### RECORDS SUPPLIED

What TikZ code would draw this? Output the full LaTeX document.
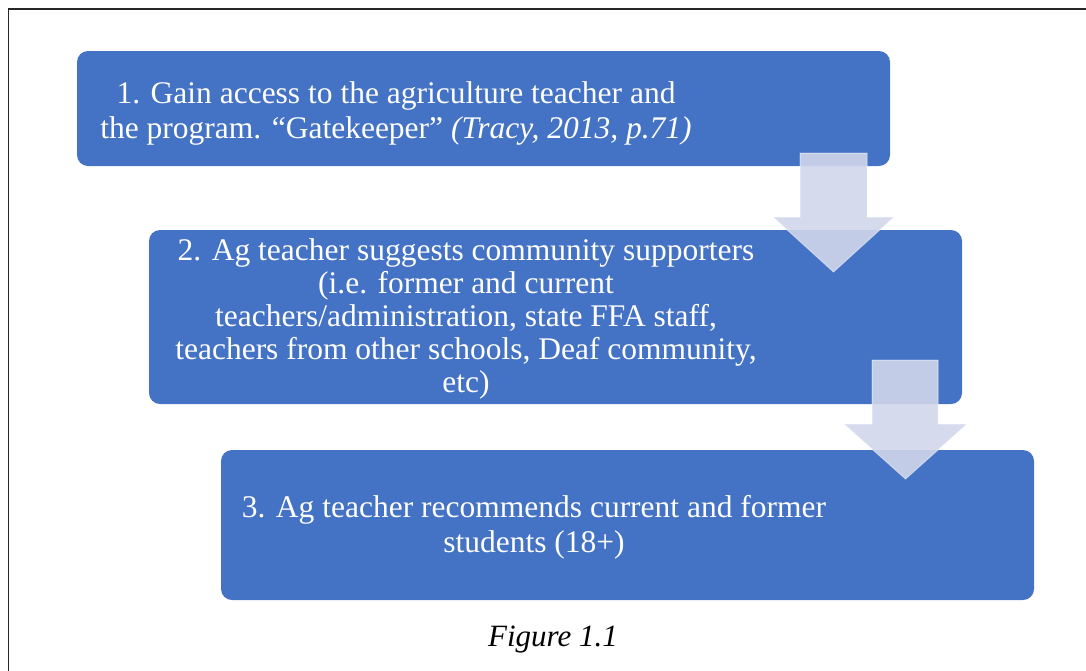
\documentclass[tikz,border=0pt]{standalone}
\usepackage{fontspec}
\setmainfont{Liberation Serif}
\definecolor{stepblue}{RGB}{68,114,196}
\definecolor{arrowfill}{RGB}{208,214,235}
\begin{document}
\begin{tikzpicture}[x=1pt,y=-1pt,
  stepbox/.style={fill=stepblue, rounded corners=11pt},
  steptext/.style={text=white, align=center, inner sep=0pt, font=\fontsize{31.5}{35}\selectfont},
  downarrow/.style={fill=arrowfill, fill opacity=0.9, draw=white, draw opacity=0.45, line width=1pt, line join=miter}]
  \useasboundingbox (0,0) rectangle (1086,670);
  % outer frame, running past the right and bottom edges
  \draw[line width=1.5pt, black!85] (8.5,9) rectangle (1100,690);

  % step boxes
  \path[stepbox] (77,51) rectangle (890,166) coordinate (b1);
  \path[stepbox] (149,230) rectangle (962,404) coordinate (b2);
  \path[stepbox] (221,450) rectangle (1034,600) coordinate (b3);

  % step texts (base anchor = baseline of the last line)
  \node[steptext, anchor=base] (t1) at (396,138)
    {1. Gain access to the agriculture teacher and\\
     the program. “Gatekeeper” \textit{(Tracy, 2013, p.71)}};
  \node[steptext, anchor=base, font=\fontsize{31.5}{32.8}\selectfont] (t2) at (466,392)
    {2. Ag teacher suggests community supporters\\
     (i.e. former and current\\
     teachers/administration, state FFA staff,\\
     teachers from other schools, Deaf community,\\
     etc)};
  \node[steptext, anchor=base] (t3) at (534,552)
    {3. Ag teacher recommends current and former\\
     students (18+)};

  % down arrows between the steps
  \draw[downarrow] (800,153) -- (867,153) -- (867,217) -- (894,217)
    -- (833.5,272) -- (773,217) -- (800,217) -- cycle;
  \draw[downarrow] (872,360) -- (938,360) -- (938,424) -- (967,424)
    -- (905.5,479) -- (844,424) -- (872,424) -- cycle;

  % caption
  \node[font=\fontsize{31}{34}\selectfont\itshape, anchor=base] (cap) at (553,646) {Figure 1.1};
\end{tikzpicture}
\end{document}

######
### RECORDS SUPPLIED

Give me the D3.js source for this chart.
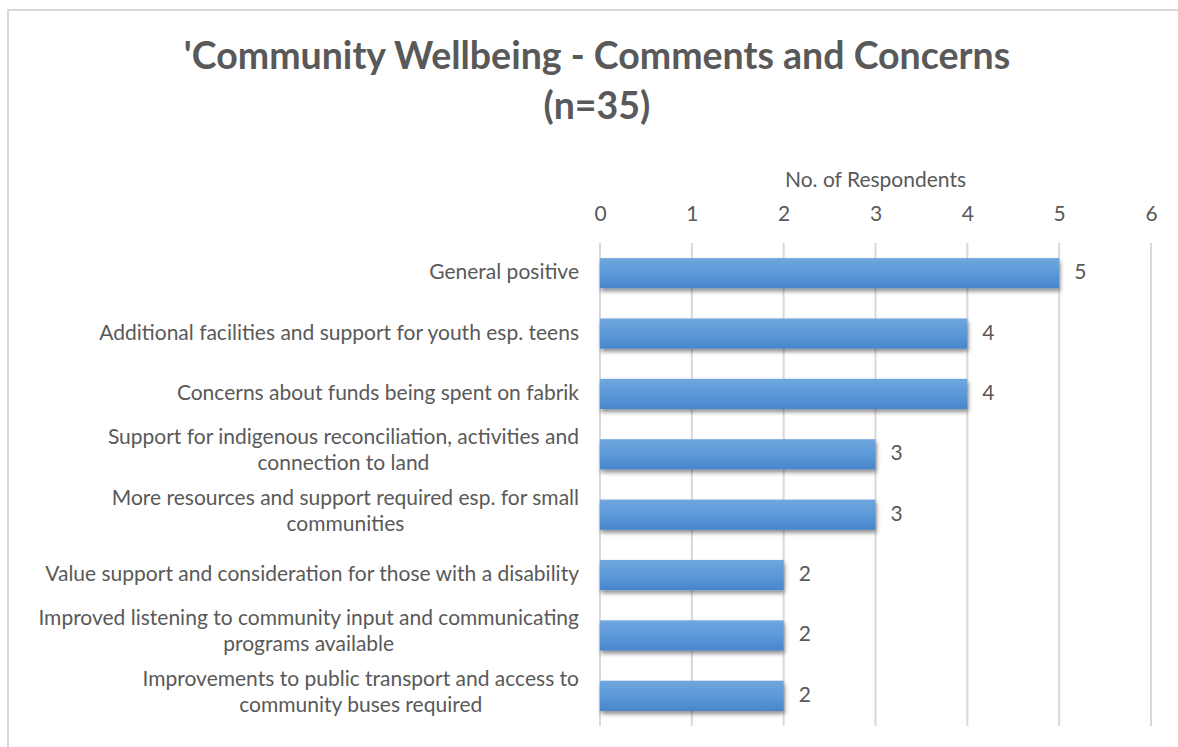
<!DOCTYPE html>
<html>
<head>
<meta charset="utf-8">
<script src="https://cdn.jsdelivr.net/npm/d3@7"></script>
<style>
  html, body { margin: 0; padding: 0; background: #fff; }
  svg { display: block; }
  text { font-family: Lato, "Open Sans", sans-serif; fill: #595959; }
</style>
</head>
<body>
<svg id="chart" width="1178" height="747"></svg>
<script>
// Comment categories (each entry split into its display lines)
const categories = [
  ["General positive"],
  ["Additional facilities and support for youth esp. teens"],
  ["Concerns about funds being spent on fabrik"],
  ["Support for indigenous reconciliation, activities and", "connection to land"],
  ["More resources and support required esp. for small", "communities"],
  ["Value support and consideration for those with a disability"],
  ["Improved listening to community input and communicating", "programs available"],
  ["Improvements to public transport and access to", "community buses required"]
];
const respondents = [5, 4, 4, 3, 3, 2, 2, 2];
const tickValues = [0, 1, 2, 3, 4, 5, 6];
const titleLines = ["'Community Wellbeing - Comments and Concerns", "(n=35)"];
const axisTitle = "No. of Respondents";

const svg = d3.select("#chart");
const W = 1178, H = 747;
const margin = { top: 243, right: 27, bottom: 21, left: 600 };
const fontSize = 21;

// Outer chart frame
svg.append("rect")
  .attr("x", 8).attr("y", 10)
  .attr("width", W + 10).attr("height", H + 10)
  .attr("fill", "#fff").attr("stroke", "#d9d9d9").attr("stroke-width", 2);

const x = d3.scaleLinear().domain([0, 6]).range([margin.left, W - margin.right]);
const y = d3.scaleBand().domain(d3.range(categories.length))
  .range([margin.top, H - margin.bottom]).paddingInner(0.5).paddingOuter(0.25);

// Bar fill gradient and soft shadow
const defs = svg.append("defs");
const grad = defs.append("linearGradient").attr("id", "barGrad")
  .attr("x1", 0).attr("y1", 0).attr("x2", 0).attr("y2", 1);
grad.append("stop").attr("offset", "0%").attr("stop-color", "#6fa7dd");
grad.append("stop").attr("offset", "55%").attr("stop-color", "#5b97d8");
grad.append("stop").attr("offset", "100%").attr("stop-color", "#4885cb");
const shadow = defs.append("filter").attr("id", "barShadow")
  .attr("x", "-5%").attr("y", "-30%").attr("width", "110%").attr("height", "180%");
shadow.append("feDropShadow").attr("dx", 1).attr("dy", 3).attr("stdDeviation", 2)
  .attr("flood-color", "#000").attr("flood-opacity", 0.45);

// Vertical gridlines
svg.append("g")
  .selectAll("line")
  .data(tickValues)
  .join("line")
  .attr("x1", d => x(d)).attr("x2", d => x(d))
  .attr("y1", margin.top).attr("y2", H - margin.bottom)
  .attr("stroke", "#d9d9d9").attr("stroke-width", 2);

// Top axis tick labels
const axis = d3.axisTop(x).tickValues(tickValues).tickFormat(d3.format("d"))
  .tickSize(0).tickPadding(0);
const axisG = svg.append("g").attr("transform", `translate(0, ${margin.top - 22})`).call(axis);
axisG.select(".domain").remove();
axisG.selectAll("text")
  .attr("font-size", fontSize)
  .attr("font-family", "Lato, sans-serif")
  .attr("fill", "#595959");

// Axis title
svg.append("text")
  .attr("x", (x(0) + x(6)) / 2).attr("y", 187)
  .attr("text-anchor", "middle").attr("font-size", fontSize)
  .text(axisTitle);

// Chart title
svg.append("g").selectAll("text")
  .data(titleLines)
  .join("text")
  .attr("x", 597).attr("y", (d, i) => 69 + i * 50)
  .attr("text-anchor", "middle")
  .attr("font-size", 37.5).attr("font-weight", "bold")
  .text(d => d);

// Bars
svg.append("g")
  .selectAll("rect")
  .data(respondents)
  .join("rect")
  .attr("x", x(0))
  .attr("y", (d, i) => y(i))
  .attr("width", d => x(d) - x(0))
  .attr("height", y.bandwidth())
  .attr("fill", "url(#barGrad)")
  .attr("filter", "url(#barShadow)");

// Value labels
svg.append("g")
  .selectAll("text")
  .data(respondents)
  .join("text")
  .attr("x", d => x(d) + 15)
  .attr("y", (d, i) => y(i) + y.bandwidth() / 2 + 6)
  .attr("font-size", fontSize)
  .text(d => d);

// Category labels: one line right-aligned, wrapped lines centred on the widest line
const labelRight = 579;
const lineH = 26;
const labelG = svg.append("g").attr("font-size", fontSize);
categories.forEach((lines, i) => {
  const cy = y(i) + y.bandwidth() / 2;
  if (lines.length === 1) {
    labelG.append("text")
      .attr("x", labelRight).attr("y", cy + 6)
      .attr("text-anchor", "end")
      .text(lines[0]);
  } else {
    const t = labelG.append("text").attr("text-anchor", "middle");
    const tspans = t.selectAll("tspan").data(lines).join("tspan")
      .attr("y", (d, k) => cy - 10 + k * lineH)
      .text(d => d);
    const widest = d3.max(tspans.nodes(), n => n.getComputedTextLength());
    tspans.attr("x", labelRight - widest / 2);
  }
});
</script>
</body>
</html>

######
### RECORDS SUPPLIED

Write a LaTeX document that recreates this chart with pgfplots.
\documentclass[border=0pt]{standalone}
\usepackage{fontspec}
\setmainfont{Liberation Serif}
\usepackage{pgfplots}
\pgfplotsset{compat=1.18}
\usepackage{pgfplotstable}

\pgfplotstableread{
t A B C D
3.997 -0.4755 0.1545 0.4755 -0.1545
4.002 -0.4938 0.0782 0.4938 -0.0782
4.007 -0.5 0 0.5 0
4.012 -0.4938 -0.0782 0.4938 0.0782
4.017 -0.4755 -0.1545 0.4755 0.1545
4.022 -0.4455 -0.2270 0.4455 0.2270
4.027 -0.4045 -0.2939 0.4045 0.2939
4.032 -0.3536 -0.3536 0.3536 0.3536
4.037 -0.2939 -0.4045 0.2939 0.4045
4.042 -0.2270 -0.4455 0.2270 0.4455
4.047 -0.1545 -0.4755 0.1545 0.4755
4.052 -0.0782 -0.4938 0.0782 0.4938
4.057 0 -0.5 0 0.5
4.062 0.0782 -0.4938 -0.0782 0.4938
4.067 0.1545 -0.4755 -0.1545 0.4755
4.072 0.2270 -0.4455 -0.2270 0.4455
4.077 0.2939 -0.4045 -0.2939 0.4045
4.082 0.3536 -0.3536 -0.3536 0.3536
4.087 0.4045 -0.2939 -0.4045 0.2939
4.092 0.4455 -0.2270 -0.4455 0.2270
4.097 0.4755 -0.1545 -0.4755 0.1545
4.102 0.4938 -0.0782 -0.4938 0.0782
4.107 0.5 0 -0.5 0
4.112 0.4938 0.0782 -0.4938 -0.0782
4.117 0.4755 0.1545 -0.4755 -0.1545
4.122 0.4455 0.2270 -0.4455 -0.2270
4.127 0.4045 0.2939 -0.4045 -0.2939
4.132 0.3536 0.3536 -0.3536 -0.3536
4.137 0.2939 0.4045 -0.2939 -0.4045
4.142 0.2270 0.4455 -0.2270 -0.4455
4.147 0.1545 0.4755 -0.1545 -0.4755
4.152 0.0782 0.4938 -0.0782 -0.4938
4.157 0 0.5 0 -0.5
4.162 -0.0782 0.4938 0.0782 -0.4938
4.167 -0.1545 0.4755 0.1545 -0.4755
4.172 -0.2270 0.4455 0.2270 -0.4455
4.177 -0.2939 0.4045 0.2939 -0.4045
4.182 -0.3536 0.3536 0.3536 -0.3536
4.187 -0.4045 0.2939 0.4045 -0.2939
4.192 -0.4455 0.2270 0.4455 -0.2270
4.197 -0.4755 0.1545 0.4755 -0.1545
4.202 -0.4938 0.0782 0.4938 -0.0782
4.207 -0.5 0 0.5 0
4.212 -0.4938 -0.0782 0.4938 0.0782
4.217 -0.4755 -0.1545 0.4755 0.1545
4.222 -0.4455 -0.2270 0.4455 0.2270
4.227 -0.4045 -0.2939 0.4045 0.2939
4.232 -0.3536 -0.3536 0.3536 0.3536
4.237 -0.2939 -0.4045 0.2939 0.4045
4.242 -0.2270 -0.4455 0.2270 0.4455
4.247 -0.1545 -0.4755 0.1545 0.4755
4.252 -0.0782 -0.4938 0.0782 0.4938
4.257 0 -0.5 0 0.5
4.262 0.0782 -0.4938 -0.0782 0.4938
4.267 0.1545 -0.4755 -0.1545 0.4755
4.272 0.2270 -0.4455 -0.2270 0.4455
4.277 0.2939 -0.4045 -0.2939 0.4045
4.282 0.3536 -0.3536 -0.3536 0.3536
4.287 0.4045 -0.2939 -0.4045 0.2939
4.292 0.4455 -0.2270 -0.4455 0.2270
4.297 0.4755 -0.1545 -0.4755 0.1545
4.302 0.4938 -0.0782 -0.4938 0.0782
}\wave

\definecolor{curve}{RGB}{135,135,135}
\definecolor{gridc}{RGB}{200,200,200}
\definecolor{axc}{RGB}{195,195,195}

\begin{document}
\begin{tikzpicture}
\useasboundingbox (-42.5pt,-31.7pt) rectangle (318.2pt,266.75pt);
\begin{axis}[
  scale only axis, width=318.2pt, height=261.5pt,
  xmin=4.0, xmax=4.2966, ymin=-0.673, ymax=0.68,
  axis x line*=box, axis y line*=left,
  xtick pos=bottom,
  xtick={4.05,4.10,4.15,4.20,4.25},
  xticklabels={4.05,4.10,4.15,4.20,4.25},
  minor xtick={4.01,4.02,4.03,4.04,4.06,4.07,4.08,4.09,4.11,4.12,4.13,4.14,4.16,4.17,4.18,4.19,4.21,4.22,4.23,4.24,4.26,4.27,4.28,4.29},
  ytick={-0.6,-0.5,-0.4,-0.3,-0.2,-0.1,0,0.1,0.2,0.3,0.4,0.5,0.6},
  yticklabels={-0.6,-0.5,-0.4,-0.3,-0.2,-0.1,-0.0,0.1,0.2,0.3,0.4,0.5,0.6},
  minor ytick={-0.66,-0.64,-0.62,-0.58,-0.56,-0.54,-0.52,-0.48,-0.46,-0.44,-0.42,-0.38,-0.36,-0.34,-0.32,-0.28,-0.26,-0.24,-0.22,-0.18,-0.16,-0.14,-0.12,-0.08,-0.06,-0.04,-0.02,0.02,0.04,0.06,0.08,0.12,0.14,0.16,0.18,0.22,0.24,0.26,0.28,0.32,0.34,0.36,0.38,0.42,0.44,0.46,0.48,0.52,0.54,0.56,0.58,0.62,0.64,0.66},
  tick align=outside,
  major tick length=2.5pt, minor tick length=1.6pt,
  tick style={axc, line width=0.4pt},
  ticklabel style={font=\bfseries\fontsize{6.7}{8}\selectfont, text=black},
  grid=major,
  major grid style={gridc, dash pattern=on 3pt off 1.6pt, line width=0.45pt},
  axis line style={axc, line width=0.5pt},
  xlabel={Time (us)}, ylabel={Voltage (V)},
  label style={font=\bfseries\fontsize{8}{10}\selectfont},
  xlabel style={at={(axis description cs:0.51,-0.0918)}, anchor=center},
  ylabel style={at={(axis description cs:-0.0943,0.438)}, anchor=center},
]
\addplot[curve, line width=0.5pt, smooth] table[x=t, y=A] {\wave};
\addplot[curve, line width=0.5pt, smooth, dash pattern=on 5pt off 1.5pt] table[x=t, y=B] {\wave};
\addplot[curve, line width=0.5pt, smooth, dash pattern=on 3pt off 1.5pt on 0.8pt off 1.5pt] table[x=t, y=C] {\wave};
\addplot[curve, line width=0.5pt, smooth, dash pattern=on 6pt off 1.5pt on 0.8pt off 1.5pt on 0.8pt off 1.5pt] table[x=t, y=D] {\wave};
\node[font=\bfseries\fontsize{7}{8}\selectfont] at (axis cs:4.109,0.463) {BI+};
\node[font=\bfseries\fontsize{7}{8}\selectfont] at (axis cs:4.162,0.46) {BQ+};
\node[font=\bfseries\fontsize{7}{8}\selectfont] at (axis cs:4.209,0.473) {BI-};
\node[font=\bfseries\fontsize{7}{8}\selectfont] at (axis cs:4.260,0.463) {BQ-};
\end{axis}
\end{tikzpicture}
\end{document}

######

* _INSTRUCTIONS TO FOLLOW_: Count every line in the preceding entries where the string "this" appears, then state only the total.

* _REPLY TO THE TASK_: 3